## [Work to do]
Copy exactly the lines from the start of the material through the line with "from matplotlib.path import Path". Pictures stay out of the copy.

## [Material provided]
****************************************

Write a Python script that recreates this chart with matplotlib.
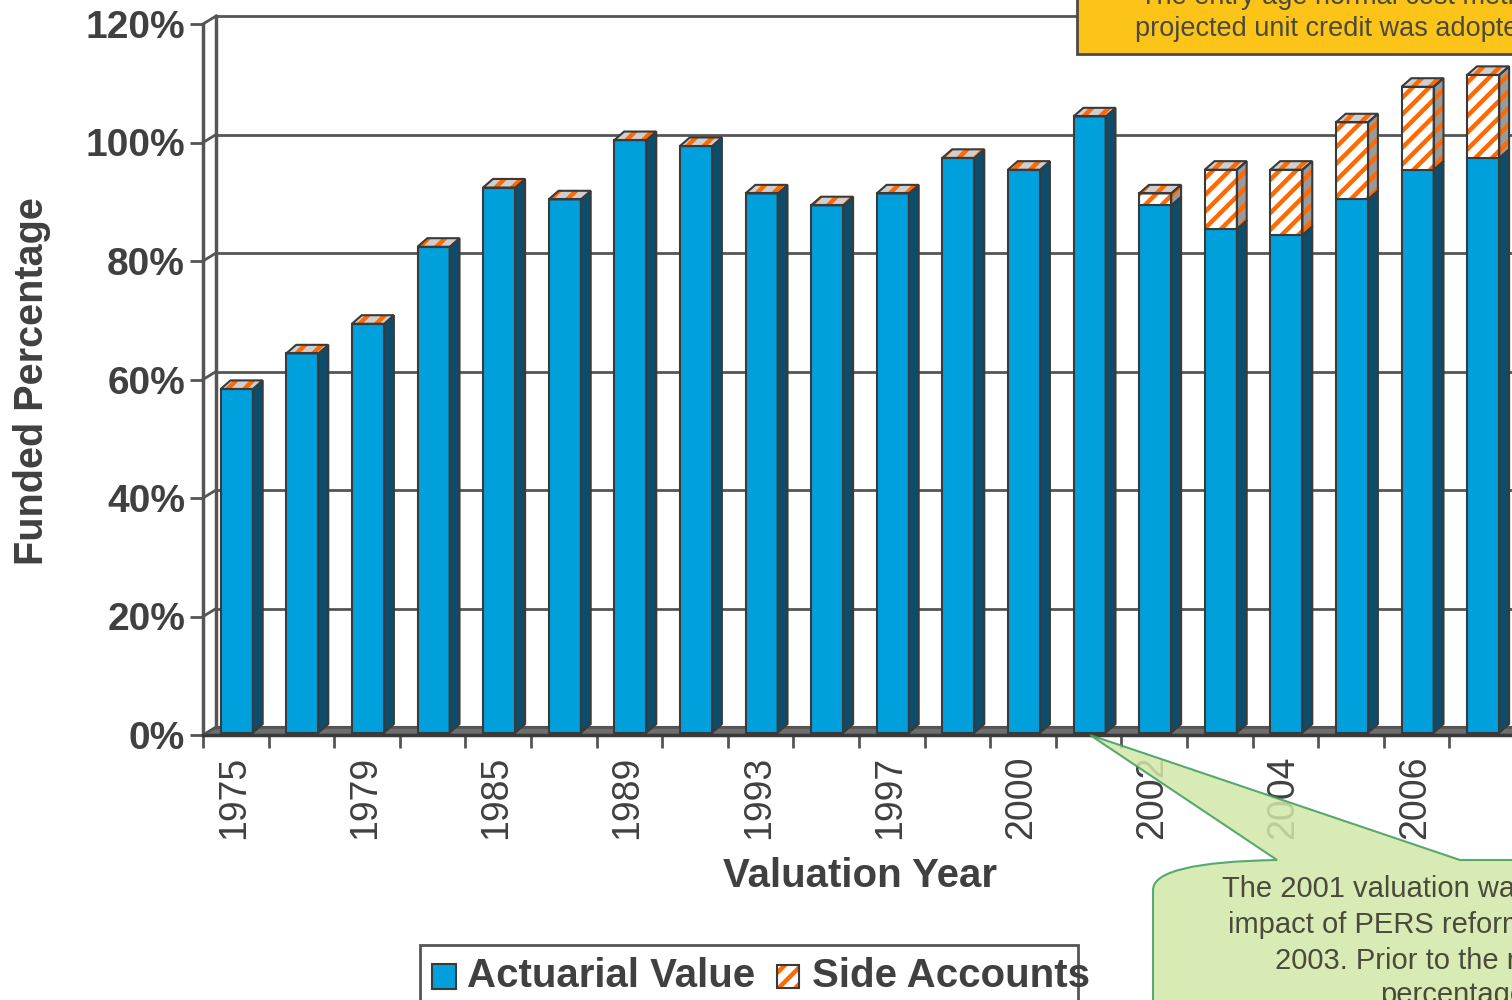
import matplotlib
matplotlib.use("Agg")
import matplotlib.pyplot as plt
from matplotlib.patches import Polygon, Rectangle, PathPatch
from matplotlib.path import Path

# data
years = ['1975', '1977', '1979', '1981', '1985', '1987', '1989', '1991', '1993', '1995',
         '1997', '1999', '2000', '2001', '2002', '2003', '2004', '2005', '2006', '2007']
actuarial = [58, 64, 69, 82, 92, 90, 100, 99, 91, 89, 91, 97, 95, 104, 89, 85, 84, 90, 95, 97]
side_accounts = [0, 0, 0, 0, 0, 0, 0, 0, 0, 0, 0, 0, 0, 0, 2, 10, 11, 13, 14, 14]
y_ticks = [0, 20, 40, 60, 80, 100, 120]

plt.rcParams['font.family'] = ['Liberation Sans', 'DejaVu Sans']
plt.rcParams['hatch.linewidth'] = 3.2

W, H = 1512, 1000
TXT = '#404040'
NOTE_TXT = '#4a4a3a'
BLUE = '#00a0dc'
BLUE_SIDE = '#0d4d6b'
ORANGE = '#ff6a00'
EDGE = '#3a3a3a'
GRID = '#555555'


def fx(px):
    return px / W


def fy(py):
    return 1 - py / H


fig = plt.figure(figsize=(W / 100, H / 100), dpi=100)
n = len(years)
ax = fig.add_axes([fx(203), fy(735), 1312 / W, 711 / H])
ax.set_xlim(0, n)
ax.set_ylim(0, 120)
for s in ax.spines.values():
    s.set_visible(False)

# 3d wall / floor
DX, DY = 0.2, 1.35
ax.add_patch(Polygon([(0, 0), (n + 1, 0), (n + 1 + DX, DY), (DX, DY)],
                     closed=True, fc='#6e6e6e', ec=EDGE, lw=1.5, clip_on=False, zorder=1))
for v in y_ticks:
    ax.plot([DX, n + 1], [v + DY, v + DY], color=GRID, lw=2, clip_on=False, zorder=1)
    ax.plot([0, DX], [v, v + DY], color=GRID, lw=2, clip_on=False, zorder=1)
ax.plot([DX, DX], [DY, 120 + DY], color=GRID, lw=2.5, clip_on=False, zorder=1)
ax.plot([0, 0], [0, 120], color=GRID, lw=2.5, clip_on=False, zorder=6)
ax.plot([0, n + 1], [0, 0], color=EDGE, lw=2.5, clip_on=False, zorder=6)

# bars
B = 0.4
bw = 0.49
bx, by = 0.15, 1.45
lefts = [i + 0.27 for i in range(n)]
totals = [a + s for a, s in zip(actuarial, side_accounts)]
ax.bar(lefts, actuarial, width=bw, bottom=B, align='edge', color=BLUE,
       edgecolor=EDGE, lw=1.5, zorder=3, clip_on=False)
ax.bar(lefts, side_accounts, width=bw, bottom=[B + a for a in actuarial], align='edge',
       color='white', edgecolor=ORANGE, hatch='//', lw=0, zorder=3, clip_on=False)
ax.bar(lefts, side_accounts, width=bw, bottom=[B + a for a in actuarial], align='edge',
       fill=False, edgecolor=EDGE, lw=1.5, zorder=4, clip_on=False)

for x0, a, t in zip(lefts, actuarial, totals):
    x1 = x0 + bw
    side_blue = [(x1, B), (x1 + bx, B + by), (x1 + bx, B + a + by), (x1, B + a)]
    ax.add_patch(Polygon(side_blue, fc=BLUE_SIDE, ec=EDGE, lw=1.5, zorder=3, clip_on=False))
    if t > a:
        side_h = [(x1, B + a), (x1 + bx, B + a + by), (x1 + bx, B + t + by), (x1, B + t)]
        ax.add_patch(Polygon(side_h, fc='#9a9a9a', ec=ORANGE, hatch='//', lw=0, zorder=3, clip_on=False))
        ax.add_patch(Polygon(side_h, fill=False, ec=EDGE, lw=1.5, zorder=4, clip_on=False))
    top = [(x0, B + t), (x1, B + t), (x1 + bx, B + t + by), (x0 + bx, B + t + by)]
    ax.add_patch(Polygon(top, fc='#cfcfcf', ec=ORANGE, hatch='//', lw=0, zorder=3, clip_on=False))
    ax.add_patch(Polygon(top, fill=False, ec=EDGE, lw=1.5, zorder=4, clip_on=False))

# ticks
ax.set_xticks([i + 0.47 for i in range(n)])
ax.set_xticklabels([y if i % 2 == 0 else '' for i, y in enumerate(years)],
                   rotation=90, fontsize=27, color=TXT)
ax.set_xticks(range(n + 1), minor=True)
ax.tick_params(axis='x', which='major', length=0, pad=15)
ax.tick_params(axis='x', which='minor', length=9.4, width=2, color=GRID, direction='out')
ax.set_yticks(y_ticks)
ax.set_yticklabels([f'{v}%' for v in y_ticks], fontsize=28, fontweight='bold', color=TXT)
ax.tick_params(axis='y', length=9.4, width=2, color=GRID, pad=3.5)

fig.text(fx(32), fy(381), 'Funded Percentage', rotation=90, ha='center', va='center',
         fontsize=28.5, fontweight='bold', color=TXT)
fig.text(fx(860), fy(876), 'Valuation Year', ha='center', va='center',
         fontsize=29, fontweight='bold', color=TXT)

# legend
fig.patches.append(Rectangle((fx(420), fy(1020)), (1078 - 420) / W, 75 / H,
                             transform=fig.transFigure, fc='white', ec='#555555', lw=2))
fig.patches.append(Rectangle((fx(432), fy(989)), 24 / W, 25 / H, transform=fig.transFigure,
                             fc=BLUE, ec=EDGE, lw=1.5))
fig.text(fx(467), fy(976), 'Actuarial Value', ha='left', va='center',
         fontsize=29, fontweight='bold', color=TXT)
fig.patches.append(Rectangle((fx(777), fy(988)), 22 / W, 23 / H, transform=fig.transFigure,
                             fc='white', ec=ORANGE, hatch='//', lw=0))
fig.patches.append(Rectangle((fx(777), fy(988)), 22 / W, 23 / H, transform=fig.transFigure,
                             fill=False, ec=EDGE, lw=1.5))
fig.text(fx(812), fy(976), 'Side Accounts', ha='left', va='center',
         fontsize=29, fontweight='bold', color=TXT)

# yellow note (cropped at the top right, as in the source)
fig.patches.append(Rectangle((fx(1077), fy(54)), 600 / W, 90 / H, transform=fig.transFigure,
                             fc='#fcc419', ec='#4a4a4a', lw=2, zorder=8))
fig.text(fx(1140), fy(-3), 'The entry age normal cost method', ha='left', va='center',
         fontsize=19.5, color=NOTE_TXT, zorder=9)
fig.text(fx(1135), fy(29), 'projected unit credit was adopted', ha='left', va='center',
         fontsize=19.5, color=NOTE_TXT, zorder=9)

# green callout pointing at the 2001 bar
verts = [(1090, 735), (1460, 860), (1600, 860), (1600, 1050), (1153, 1050),
         (1153, 890), (1153, 862), (1277, 860), (1090, 735)]
codes = [Path.MOVETO, Path.LINETO, Path.LINETO, Path.LINETO, Path.LINETO,
         Path.LINETO, Path.CURVE3, Path.CURVE3, Path.CLOSEPOLY]
callout = Path([(fx(x), fy(y)) for x, y in verts], codes)
fig.patches.append(PathPatch(callout, transform=fig.transFigure, fc='#d3e8a8', alpha=0.85,
                             ec='#3c9c5c', lw=1.5, zorder=8))
note_lines = [('The 2001 valuation was', 1222, 889),
              ('impact of PERS reform', 1228, 925),
              ('2003. Prior to the re', 1275, 961),
              ('percentage', 1380, 995)]
for txt, x, y in note_lines:
    fig.text(fx(x), fy(y), txt, ha='left', va='center', fontsize=21, color=NOTE_TXT, zorder=9)

fig.savefig('out.png', dpi=100)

****************************************

## [Task result]
Write a Python script that recreates this chart with matplotlib.
import matplotlib
matplotlib.use("Agg")
import matplotlib.pyplot as plt
from matplotlib.patches import Polygon, Rectangle, PathPatch
from matplotlib.path import Path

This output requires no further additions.